Goke, Body Snatcher From Hell (1968, Hajime Sato)

This is a completely looney Japanese horror oddball movie released in the Eclipse Shochiku set. It’s cheap, weird and highly entertaining, also atomic-bomb-obsessed and weirdly Vietnam War-referencing, with stock footage edited in at key moments.

The most doomed flight of all time encounters a UFO, receives a bomb threat and hosts a gun-toting hijacker at the same time. Large-faced hijacker Hirofumi has little effect as the plane flies through red skies filled with crazed engine-clogging birds then crashes, killing the pilot and leaving first officer Sugisaka in charge. On the ground, the hijacker runs off and gets possessed by aliens in his forehead (recalling Jeffrey Combs in From Beyond), while the bomb-threat fella hides his bomb and claims he was only kidding.

Potential bomber allowed to roam free:

The gov’t rep gets homicidal:

So the survivors are hiding in the plane from alien vampires who appear to kiss people to death (Yuko Kusunoki of Dodeskaden and Kurahara’s Thirst for Love is next to be captured/possessed) except for psychiatrist Kazuo Kato (Kurosawa’s Ran) who wants to go outside and study the aliens, while government representative Mano (Eizo Kitamura of the Yakuza Papers parts 2 and 3, and Modern Porno Tale: Inherited Sex Mania) proves to be a bigger asshole than the aliens or hijacker, getting people killed in order to save his own skin. Bomber dies blowing a hole in the side of the plane, and American Mrs. Neal (Kathy Horan of Genocide and The Green Slime) comes after the vampire with a rifle and loses. When our hero Sugisaka (with his woman on his arm) finally lights the hijacker on fire, the alien oozes out of his forehead and possesses Rep. Moto’s underling then kisses Moto to death.

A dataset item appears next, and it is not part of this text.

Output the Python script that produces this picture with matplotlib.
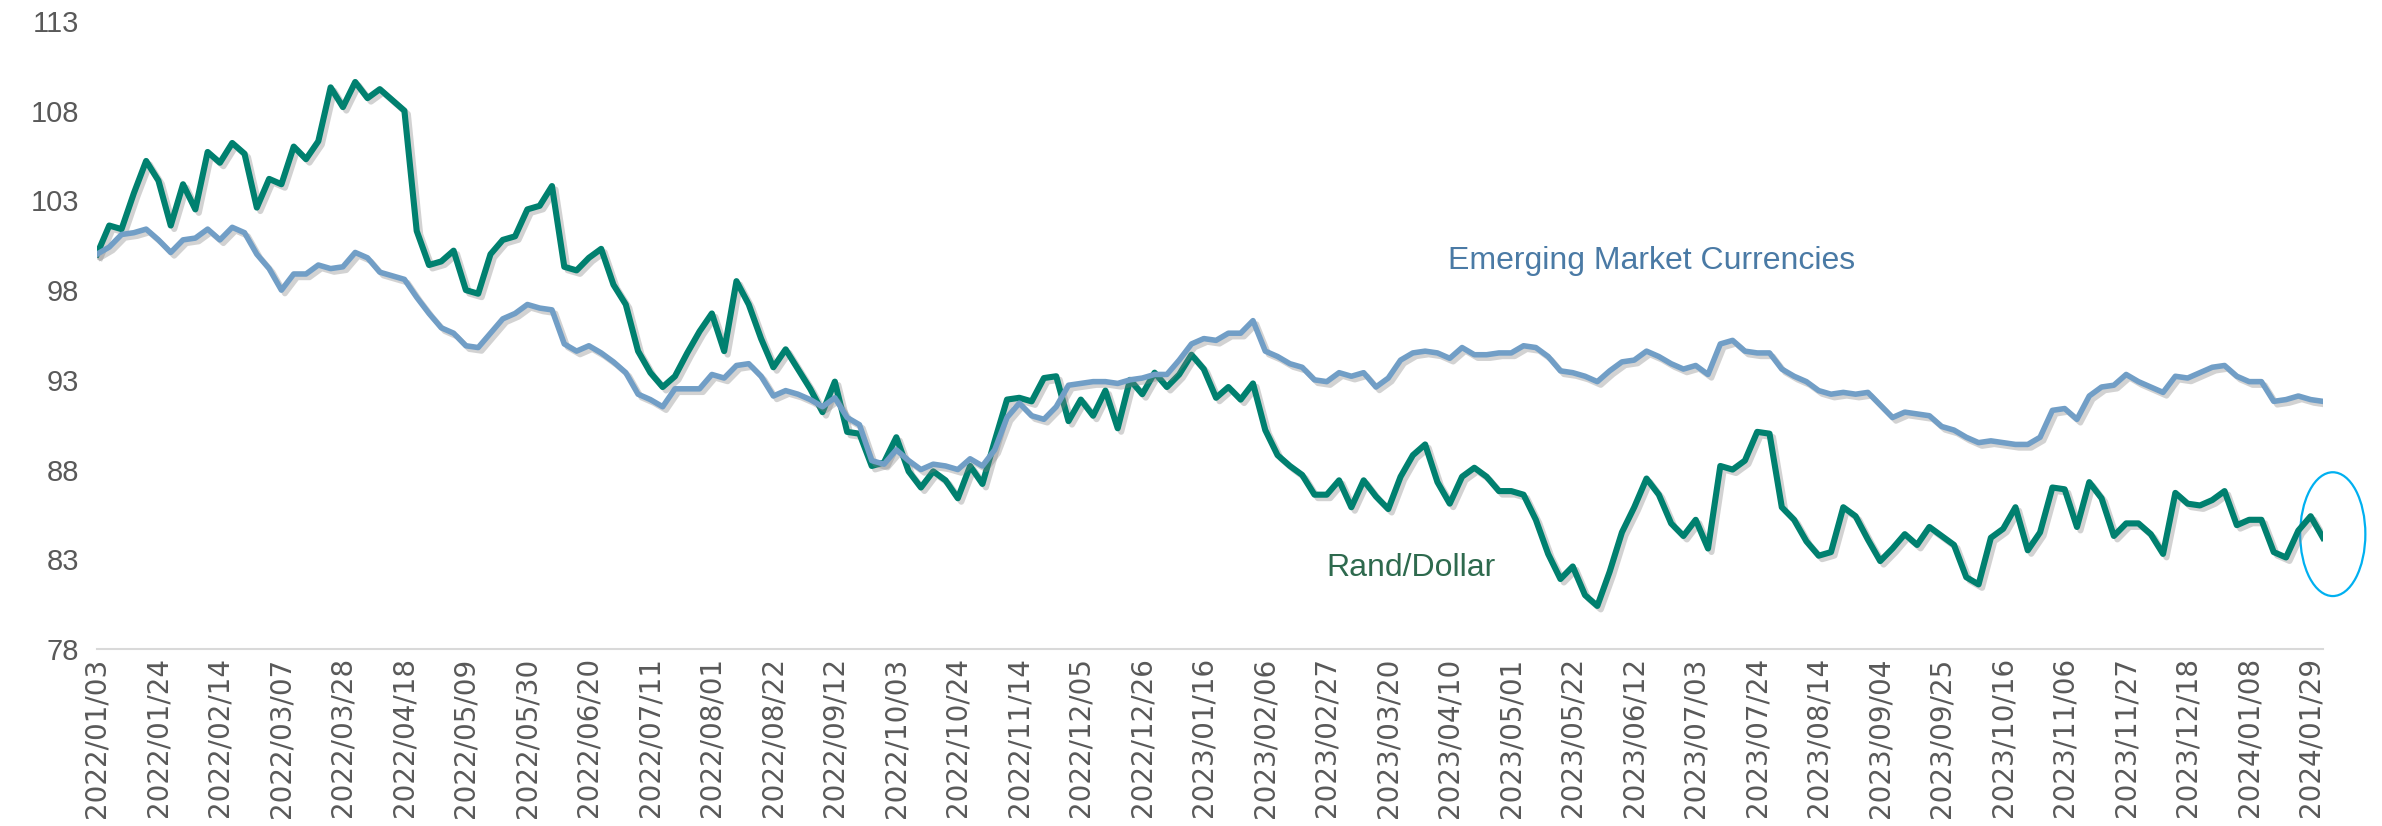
import matplotlib
matplotlib.use("Agg")
import matplotlib.pyplot as plt
import matplotlib.patheffects as pe
from matplotlib.patches import Ellipse
import numpy as np
import pandas as pd

# business days 2022/01/03 .. 2024/02/01, values read every 3rd business day
start_date = "2022-01-03"
n_days = 544
step = 3

rand_dollar = [
    100.0, 101.6, 101.4, 103.4, 105.2, 104.1, 101.6, 103.9, 102.5, 105.7,
    105.1, 106.2, 105.6, 102.6, 104.2, 103.9, 106.0, 105.3, 106.3, 109.3,
    108.2, 109.6, 108.7, 109.2, 108.6, 108.0, 101.3, 99.4, 99.6, 100.2,
    98.0, 97.8, 100.0, 100.8, 101.0, 102.5, 102.7, 103.8, 99.3, 99.1,
    99.8, 100.3, 98.3, 97.2, 94.6, 93.4, 92.6, 93.2, 94.5, 95.7,
    96.7, 94.6, 98.5, 97.2, 95.3, 93.7, 94.7, 93.6, 92.5, 91.2,
    92.9, 90.1, 90.0, 88.2, 88.4, 89.8, 87.9, 87.0, 87.9, 87.4,
    86.4, 88.2, 87.2, 89.6, 91.9, 92.0, 91.8, 93.1, 93.2, 90.7,
    91.9, 91.0, 92.4, 90.3, 93.0, 92.2, 93.4, 92.6, 93.3, 94.4,
    93.6, 92.0, 92.6, 91.9, 92.8, 90.2, 88.8, 88.2, 87.7, 86.6,
    86.6, 87.4, 85.9, 87.4, 86.5, 85.8, 87.6, 88.8, 89.4, 87.3,
    86.1, 87.6, 88.1, 87.6, 86.8, 86.8, 86.6, 85.2, 83.3, 81.9,
    82.6, 81.0, 80.4, 82.3, 84.5, 85.9, 87.5, 86.6, 85.0, 84.3,
    85.2, 83.6, 88.2, 88.0, 88.5, 90.1, 90.0, 85.9, 85.2, 84.0,
    83.2, 83.4, 85.9, 85.4, 84.1, 82.9, 83.6, 84.4, 83.8, 84.8,
    84.3, 83.8, 82.0, 81.6, 84.2, 84.7, 85.9, 83.5, 84.5, 87.0,
    86.9, 84.8, 87.3, 86.4, 84.3, 85.0, 85.0, 84.4, 83.3, 86.7,
    86.1, 86.0, 86.3, 86.8, 84.9, 85.2, 85.2, 83.4, 83.1, 84.6,
    85.4, 84.2,
]

em_currencies = [
    100.0, 100.4, 101.1, 101.2, 101.4, 100.8, 100.1, 100.8, 100.9, 101.4,
    100.8, 101.5, 101.2, 100.0, 99.2, 98.0, 98.9, 98.9, 99.4, 99.2,
    99.3, 100.1, 99.8, 99.0, 98.8, 98.6, 97.6, 96.7, 95.9, 95.6,
    94.9, 94.8, 95.6, 96.4, 96.7, 97.2, 97.0, 96.9, 95.0, 94.6,
    94.9, 94.5, 94.0, 93.4, 92.2, 91.9, 91.5, 92.5, 92.5, 92.5,
    93.3, 93.1, 93.8, 93.9, 93.2, 92.1, 92.4, 92.2, 91.9, 91.5,
    92.0, 90.9, 90.5, 88.5, 88.3, 89.1, 88.5, 88.0, 88.3, 88.2,
    88.0, 88.6, 88.2, 89.1, 90.9, 91.7, 91.0, 90.8, 91.5, 92.7,
    92.8, 92.9, 92.9, 92.8, 93.0, 93.1, 93.3, 93.3, 94.1, 95.0,
    95.3, 95.2, 95.6, 95.6, 96.3, 94.6, 94.3, 93.9, 93.7, 93.0,
    92.9, 93.4, 93.2, 93.4, 92.6, 93.1, 94.1, 94.5, 94.6, 94.5,
    94.2, 94.8, 94.4, 94.4, 94.5, 94.5, 94.9, 94.8, 94.3, 93.5,
    93.4, 93.2, 92.9, 93.5, 94.0, 94.1, 94.6, 94.3, 93.9, 93.6,
    93.8, 93.3, 95.0, 95.2, 94.6, 94.5, 94.5, 93.6, 93.2, 92.9,
    92.4, 92.2, 92.3, 92.2, 92.3, 91.6, 90.9, 91.2, 91.1, 91.0,
    90.4, 90.2, 89.8, 89.5, 89.6, 89.5, 89.4, 89.4, 89.8, 91.3,
    91.4, 90.8, 92.1, 92.6, 92.7, 93.3, 92.9, 92.6, 92.3, 93.2,
    93.1, 93.4, 93.7, 93.8, 93.2, 92.9, 92.9, 91.8, 91.9, 92.1,
    91.9, 91.8,
]

y_ticks = [78, 83, 88, 93, 98, 103, 108, 113]

dates = pd.bdate_range(start_date, periods=n_days)
x = np.arange(0, n_days, step)
tick_pos = np.arange(0, n_days, 15)
tick_labels = [d.strftime("%Y/%m/%d") for d in dates[tick_pos]]

green = "#00806f"
blue = "#719ec6"
shadow = [pe.SimpleLineShadow(offset=(2.5, -2.5), shadow_color="gray", alpha=0.35), pe.Normal()]

fig = plt.figure(figsize=(23.82, 8.26), dpi=100)
ax = fig.add_axes([0.0407, 0.2143, 0.9345, 0.7603])

ax.plot(x, rand_dollar, color=green, lw=4.4, solid_joinstyle="round", path_effects=shadow)
ax.plot(x, em_currencies, color=blue, lw=4.0, solid_joinstyle="round", path_effects=shadow)

ax.text(329.5, 99.6, "Emerging Market Currencies", color="#4a7aa5", fontsize=23,
        family="Liberation Sans", va="center", ha="left")
ax.text(300, 82.5, "Rand/Dollar", color="#2e6a4e", fontsize=23,
        family="Liberation Sans", va="center", ha="left")

ax.add_patch(Ellipse((545.4, 84.4), 15.9, 6.9, fill=False, edgecolor="#00b0f0",
                     lw=1.6, clip_on=False))

ax.set_xlim(0, n_days - 1)
ax.set_ylim(78, 113)
ax.set_yticks(y_ticks)
ax.set_yticklabels([str(v) for v in y_ticks], family="Liberation Sans", fontsize=21, color="#595959")
ax.set_xticks(tick_pos)
ax.set_xticklabels(tick_labels, rotation=90, family="DejaVu Sans", fontsize=20, color="#595959")
ax.tick_params(axis="y", length=0, pad=13)
ax.tick_params(axis="x", length=0, pad=6)

for s in ["top", "right", "left"]:
    ax.spines[s].set_visible(False)
ax.spines["bottom"].set_color("#d9d9d9")
ax.spines["bottom"].set_linewidth(1.5)

fig.savefig("out.png", dpi=100)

Sugisaka and the girl leave the crash site and find out they were about a mile from civilization, but everyone in the city has been killed by aliens – much more efficient aliens than the one attacking the downed plane, I guess. Burned bodies and atomic blasts are invoked in the apocalytic finale.

Sugisaka was Teruo Yoshida, in Ozu’s An Autumn Afternoon a few years earlier, must’ve starred in too many horror movies in 1968-69 (including this, Horrors of Malformed Men, Inferno of Torture and The Joy of Torture) because he disappeared from the screen in 1970, and his loyal stewardess was Tomomi Sato of the 1979 Jigoku remake and Blackmail Is My Business.